Not all changes that pass all the testing and have been approved by all departments end up delighting customers. Often some unforeseen usage causes the new features to greatly irritate your customers, who then tell you and the world all about their annoyance on Twitter, LinkedIn, Facebook, etc. At this point you may need to make the hard decision to roll-back the newly deployed build along with any artifacts like database changes.
Even though we hate doing this, we need to remember that customer satisfaction is job one and that if we keep annoying them, they will go to another service that won’t annoy them so much. All this is a part of being Agile, customer focused and applying validated learning. Basically learn everything you can about what happened so you can do better next time and actually delight your customers. Over time you will probably become comfortable with rolling back at the first sign of trouble and just chalk it up to a learning experience.
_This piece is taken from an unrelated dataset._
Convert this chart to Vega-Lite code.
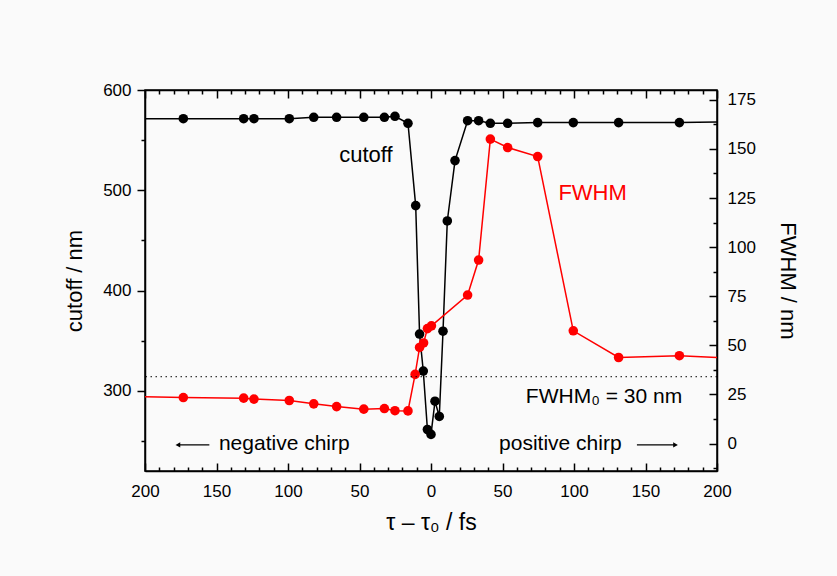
{
  "$schema": "https://vega.github.io/schema/vega-lite/v6.json",
  "width": 572,
  "height": 381,
  "padding": {"left": 63, "top": 81, "right": 38, "bottom": 42},
  "background": "#fafafa",
  "config": {
    "view": {"stroke": "black", "strokeWidth": 1.5},
    "font": "Liberation Sans",
    "axis": {
      "grid": false,
      "domainColor": "black",
      "domainWidth": 1.5,
      "tickColor": "black",
      "tickWidth": 1.5,
      "labelColor": "black",
      "labelFontSize": 17,
      "labelFont": "Liberation Sans",
      "titleFont": "Liberation Sans",
      "titleFontWeight": "normal",
      "titleFontSize": 22,
      "titleColor": "black",
      "labelFlush": false,
      "labelOverlap": false
    }
  },
  "datasets": {
    "cutoff": [
      {"t": -200, "v": 571.4},
      {"t": -173.2, "v": 571.4},
      {"t": -131, "v": 571.4},
      {"t": -123.8, "v": 571.4},
      {"t": -99.1, "v": 571.4},
      {"t": -82, "v": 572.8},
      {"t": -66, "v": 572.8},
      {"t": -47, "v": 572.8},
      {"t": -32.6, "v": 572.8},
      {"t": -25.2, "v": 573.8},
      {"t": -16.1, "v": 566.8},
      {"t": -10.7, "v": 484.7},
      {"t": -8, "v": 356.6},
      {"t": -5.4, "v": 319.7},
      {"t": -2.5, "v": 261.4},
      {"t": 0, "v": 256.5},
      {"t": 2.8, "v": 289.6},
      {"t": 5.8, "v": 274.4},
      {"t": 8.4, "v": 359.4},
      {"t": 11.4, "v": 469.4},
      {"t": 16.8, "v": 529.6},
      {"t": 25.6, "v": 569.4},
      {"t": 33.3, "v": 569.4},
      {"t": 41.5, "v": 566.8},
      {"t": 53.6, "v": 566.8},
      {"t": 74.6, "v": 567.5},
      {"t": 99.5, "v": 567.5},
      {"t": 131.2, "v": 567.5},
      {"t": 173.7, "v": 567.5},
      {"t": 200, "v": 568.1}
    ],
    "fwhm": [
      {"t": -200, "v": 23.8},
      {"t": -173.2, "v": 23.4},
      {"t": -131, "v": 23.1},
      {"t": -123.8, "v": 22.6},
      {"t": -99.1, "v": 21.9},
      {"t": -82, "v": 20.2},
      {"t": -66, "v": 18.8},
      {"t": -47, "v": 17.5},
      {"t": -32.6, "v": 17.8},
      {"t": -25.2, "v": 16.7},
      {"t": -16.1, "v": 16.6},
      {"t": -11.1, "v": 35.2},
      {"t": -8, "v": 48.9},
      {"t": -5.2, "v": 51.2},
      {"t": -2.5, "v": 58.5},
      {"t": 0.3, "v": 59.9},
      {"t": 25.6, "v": 75.6},
      {"t": 33.3, "v": 93.4},
      {"t": 41.5, "v": 155},
      {"t": 53.6, "v": 150.7},
      {"t": 74.6, "v": 146.1},
      {"t": 99.5, "v": 57.4},
      {"t": 131.2, "v": 43.8},
      {"t": 173.7, "v": 44.7},
      {"t": 200, "v": 43.8}
    ],
    "cutLabel": [{"t": -45.5, "v": 528.2, "label": "cutoff"}],
    "fwhmLabel": [{"t": 113, "v": 124.1, "label": "FWHM"}],
    "refLine": [{"v": 34}],
    "fwhm0Label": [{"t": 121, "v": 20.7, "label": "FWHM₀ = 30 nm"}],
    "chirpLabels": [
      {"t": -148.3, "v": -3.2, "label": "negative chirp"},
      {"t": 47.6, "v": -3.2, "label": "positive chirp"}
    ],
    "arrows": [
      {"t": -177, "t2": -155, "v": -0.7},
      {"t": 144, "t2": 171, "v": -0.7}
    ],
    "headLeft": [{"t": -177, "v": -0.7}],
    "headRight": [{"t": 171, "v": -0.7}]
  },
  "layer": [
    {
      "layer": [
        {
          "data": {"name": "cutoff"},
          "mark": {"type": "line", "color": "black", "strokeWidth": 1.5},
          "encoding": {
            "x": {"field": "t", "type": "quantitative", "scale": {"domain": [-200, 200], "nice": false, "zero": false},
              "axis": {"orient": "bottom", "values": [-200, -150, -100, -50, 0, 50, 100, 150, 200], "tickSize": -8, "labelPadding": 20, "labelExpr": "'' + abs(datum.value)", "title": "τ – τ₀ / fs", "titleFontSize": 23, "titlePadding": 12}},
            "y": {"field": "v", "type": "quantitative", "scale": {"domain": [220, 600], "nice": false, "zero": false},
              "axis": {"orient": "left", "values": [300, 400, 500, 600], "tickSize": 8, "labelPadding": 6, "title": "cutoff / nm", "titlePadding": 16}}
          }
        },
        {
          "data": {"name": "cutoff"},
          "transform": [{"filter": "datum.t > -200 && datum.t < 200"}],
          "mark": {"type": "point", "filled": true, "color": "black", "size": 92, "opacity": 1},
          "encoding": {
            "x": {"field": "t", "type": "quantitative", "scale": {"domain": [-200, 200], "nice": false, "zero": false},
              "axis": {"orient": "bottom", "values": [-190, -180, -170, -160, -140, -130, -120, -110, -90, -80, -70, -60, -40, -30, -20, -10, 10, 20, 30, 40, 60, 70, 80, 90, 110, 120, 130, 140, 160, 170, 180, 190], "tickSize": -4, "labels": false, "domain": false, "title": null}},
            "y": {"field": "v", "type": "quantitative", "scale": {"domain": [220, 600], "nice": false, "zero": false},
              "axis": {"orient": "left", "values": [250, 350, 450, 550], "tickSize": 4, "labels": false, "domain": false, "title": null}}
          }
        },
        {
          "data": {"name": "cutLabel"},
          "mark": {"type": "text", "color": "black", "fontSize": 22, "align": "center", "baseline": "alphabetic"},
          "encoding": {
            "x": {"field": "t", "type": "quantitative", "scale": {"domain": [-200, 200], "nice": false, "zero": false}, "axis": null},
            "y": {"field": "v", "type": "quantitative", "scale": {"domain": [220, 600], "nice": false, "zero": false}, "axis": null},
            "text": {"field": "label"}
          }
        }
      ],
      "resolve": {"axis": {"x": "independent", "y": "independent"}}
    },
    {
      "layer": [
        {
          "data": {"name": "fwhm"},
          "mark": {"type": "line", "color": "#ff0000", "strokeWidth": 1.5},
          "encoding": {
            "x": {"field": "t", "type": "quantitative", "scale": {"domain": [-200, 200], "nice": false, "zero": false},
              "axis": {"orient": "top", "values": [-200, -150, -100, -50, 0, 50, 100, 150, 200], "tickSize": -8, "labels": false, "title": null}},
            "y": {"field": "v", "type": "quantitative", "scale": {"domain": [-14, 180], "nice": false, "zero": false},
              "axis": {"orient": "right", "values": [0, 25, 50, 75, 100, 125, 150, 175], "tickSize": -8, "labelPadding": 18, "title": "FWHM / nm", "titlePadding": 20}}
          }
        },
        {
          "data": {"name": "fwhm"},
          "transform": [{"filter": "datum.t > -200 && datum.t < 200"}],
          "mark": {"type": "point", "filled": true, "color": "#ff0000", "size": 92, "opacity": 1},
          "encoding": {
            "x": {"field": "t", "type": "quantitative", "scale": {"domain": [-200, 200], "nice": false, "zero": false},
              "axis": {"orient": "top", "values": [-190, -180, -170, -160, -140, -130, -120, -110, -90, -80, -70, -60, -40, -30, -20, -10, 10, 20, 30, 40, 60, 70, 80, 90, 110, 120, 130, 140, 160, 170, 180, 190], "tickSize": -4, "labels": false, "domain": false, "title": null}},
            "y": {"field": "v", "type": "quantitative", "scale": {"domain": [-14, 180], "nice": false, "zero": false},
              "axis": {"orient": "right", "values": [-12.5, 12.5, 37.5, 62.5, 87.5, 112.5, 137.5, 162.5], "tickSize": -4, "labels": false, "domain": false, "title": null}}
          }
        },
        {
          "data": {"name": "refLine"},
          "mark": {"type": "rule", "color": "black", "strokeWidth": 1, "strokeDash": [1.5, 3.5]},
          "encoding": {
            "y": {"field": "v", "type": "quantitative", "scale": {"domain": [-14, 180], "nice": false, "zero": false}, "axis": null}
          }
        },
        {
          "data": {"name": "fwhmLabel"},
          "mark": {"type": "text", "color": "#ff0000", "fontSize": 22, "align": "center", "baseline": "alphabetic"},
          "encoding": {
            "x": {"field": "t", "type": "quantitative", "scale": {"domain": [-200, 200], "nice": false, "zero": false}, "axis": null},
            "y": {"field": "v", "type": "quantitative", "scale": {"domain": [-14, 180], "nice": false, "zero": false}, "axis": null},
            "text": {"field": "label"}
          }
        },
        {
          "data": {"name": "fwhm0Label"},
          "mark": {"type": "text", "color": "black", "fontSize": 21, "align": "center", "baseline": "alphabetic"},
          "encoding": {
            "x": {"field": "t", "type": "quantitative", "scale": {"domain": [-200, 200], "nice": false, "zero": false}, "axis": null},
            "y": {"field": "v", "type": "quantitative", "scale": {"domain": [-14, 180], "nice": false, "zero": false}, "axis": null},
            "text": {"field": "label"}
          }
        },
        {
          "data": {"name": "chirpLabels"},
          "mark": {"type": "text", "color": "black", "fontSize": 21, "align": "left", "baseline": "alphabetic"},
          "encoding": {
            "x": {"field": "t", "type": "quantitative", "scale": {"domain": [-200, 200], "nice": false, "zero": false}, "axis": null},
            "y": {"field": "v", "type": "quantitative", "scale": {"domain": [-14, 180], "nice": false, "zero": false}, "axis": null},
            "text": {"field": "label"}
          }
        },
        {
          "data": {"name": "arrows"},
          "mark": {"type": "rule", "color": "black", "strokeWidth": 1.2},
          "encoding": {
            "x": {"field": "t", "type": "quantitative", "scale": {"domain": [-200, 200], "nice": false, "zero": false}, "axis": null},
            "x2": {"field": "t2"},
            "y": {"field": "v", "type": "quantitative", "scale": {"domain": [-14, 180], "nice": false, "zero": false}, "axis": null}
          }
        },
        {
          "data": {"name": "headLeft"},
          "mark": {"type": "point", "shape": "triangle-left", "filled": true, "color": "black", "size": 30, "opacity": 1},
          "encoding": {
            "x": {"field": "t", "type": "quantitative", "scale": {"domain": [-200, 200], "nice": false, "zero": false}, "axis": null},
            "y": {"field": "v", "type": "quantitative", "scale": {"domain": [-14, 180], "nice": false, "zero": false}, "axis": null}
          }
        },
        {
          "data": {"name": "headRight"},
          "mark": {"type": "point", "shape": "triangle-right", "filled": true, "color": "black", "size": 30, "opacity": 1},
          "encoding": {
            "x": {"field": "t", "type": "quantitative", "scale": {"domain": [-200, 200], "nice": false, "zero": false}, "axis": null},
            "y": {"field": "v", "type": "quantitative", "scale": {"domain": [-14, 180], "nice": false, "zero": false}, "axis": null}
          }
        }
      ],
      "resolve": {"axis": {"x": "independent", "y": "independent"}}
    }
  ],
  "resolve": {"scale": {"y": "independent"}, "axis": {"x": "independent", "y": "independent"}}
}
As part of continuous deployment, you need continuous monitoring of your systems. You need to know what features people are using and how. From this you can learn where your users are running into problems and use this information to improve the situation for future builds.
You can also save yourself the headache of a Twitter storm if you detect a problem users are having before too many get mad about it and either fix or roll-back the annoyance.
The nice things about SaaS services is that you have complete control of the service and can track all sorts of usage metrics and information (of course subject to privacy policies).
A rather good blog post on WordPress’ experience with continuous deployment is here (the site this blog is hosted on). Just to emphasize that many companies are really doing this. In WordPress’ case deploying around 16 builds per day to customers. As companies perfect this process it is becoming a competitive weapon where whoever does this best, innovates faster and leaves their competition in the dust.